As with books, if you spend time with maps, you eventually begin to internalise the information. Map-users come to learn what lies where and how features link up and relate to one another. Just as music and languages help develop the brain’s ability to identify patterns, map-reading stimulates visual processing and visual memory. And who could turn down better visual memory – or the ability to show off to your mates as you proclaim that yes, that is Helvellyn and that’s Nethermost Pike and Dollywaggon and Fairfield…
A map is for life – not just walking!
Map-reading skills can prove of major benefit in many situations, not just walking. I had my first proper introduction to navigation in my early teens, when I took up orienteering at secondary school.

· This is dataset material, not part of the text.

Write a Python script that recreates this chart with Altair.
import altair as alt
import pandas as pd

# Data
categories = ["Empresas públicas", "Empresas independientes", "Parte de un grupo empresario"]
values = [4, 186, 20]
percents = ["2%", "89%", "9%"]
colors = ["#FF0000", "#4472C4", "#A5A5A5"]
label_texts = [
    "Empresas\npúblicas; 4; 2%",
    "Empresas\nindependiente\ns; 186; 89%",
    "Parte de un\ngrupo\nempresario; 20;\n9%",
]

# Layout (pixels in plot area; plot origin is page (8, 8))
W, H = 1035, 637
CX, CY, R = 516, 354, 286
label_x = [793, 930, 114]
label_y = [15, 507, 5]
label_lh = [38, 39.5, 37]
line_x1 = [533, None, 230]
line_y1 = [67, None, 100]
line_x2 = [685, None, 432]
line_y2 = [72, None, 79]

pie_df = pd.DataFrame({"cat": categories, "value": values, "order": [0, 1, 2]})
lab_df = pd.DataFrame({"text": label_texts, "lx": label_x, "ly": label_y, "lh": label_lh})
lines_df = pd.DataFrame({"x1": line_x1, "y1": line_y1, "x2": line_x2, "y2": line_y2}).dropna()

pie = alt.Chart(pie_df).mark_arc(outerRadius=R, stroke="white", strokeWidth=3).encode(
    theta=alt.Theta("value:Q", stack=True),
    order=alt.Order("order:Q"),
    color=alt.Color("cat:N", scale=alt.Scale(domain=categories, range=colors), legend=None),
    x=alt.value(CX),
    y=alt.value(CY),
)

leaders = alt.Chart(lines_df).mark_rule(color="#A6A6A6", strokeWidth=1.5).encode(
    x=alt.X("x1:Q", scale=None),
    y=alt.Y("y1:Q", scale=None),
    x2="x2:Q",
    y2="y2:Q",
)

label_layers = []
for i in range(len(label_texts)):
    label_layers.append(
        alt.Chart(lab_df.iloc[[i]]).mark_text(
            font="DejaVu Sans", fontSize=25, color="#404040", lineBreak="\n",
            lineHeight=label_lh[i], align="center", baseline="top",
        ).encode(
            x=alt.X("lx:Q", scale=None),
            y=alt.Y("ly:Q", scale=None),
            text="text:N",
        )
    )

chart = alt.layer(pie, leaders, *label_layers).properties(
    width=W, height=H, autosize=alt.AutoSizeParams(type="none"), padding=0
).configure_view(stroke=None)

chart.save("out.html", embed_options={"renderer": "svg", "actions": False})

I really enjoyed competing in the various events up and down the country but at that time, I had little appreciation of just how valuable those map-reading skills would prove throughout my life. These days, I primarily use maps to plan walking routes, but I also consult road atlases or Google maps when I’m driving and urban maps when visiting new towns or cities. And then there are other maps – public transport, piste maps on ski holidays, the map of Middle Earth at the beginning of The Hobbit…
The basic concept of a two-dimensional representation of a three-dimensional reality has other applications as well. If you can read a map, it’s highly likely you’ll find it easier to interpret other types of plan, such as floor plans, garden designs and electrical and technical diagrams. Which could come in handy if you’re planning any home improvements…
Maps are beautiful!
I may be slightly biased, but I think there is something special about maps that you just don’t get with a GPS device. Maps are beautiful. There’s an art to them. Whether it’s the simple clarity of OS and Harvey maps or the craftship of early examples, I’ve always fallen for the magic of maps and over the years I’ve built up quite a collection. I’ve countless maps of my local area but also a good few of places I’ve never been but hope to visit someday.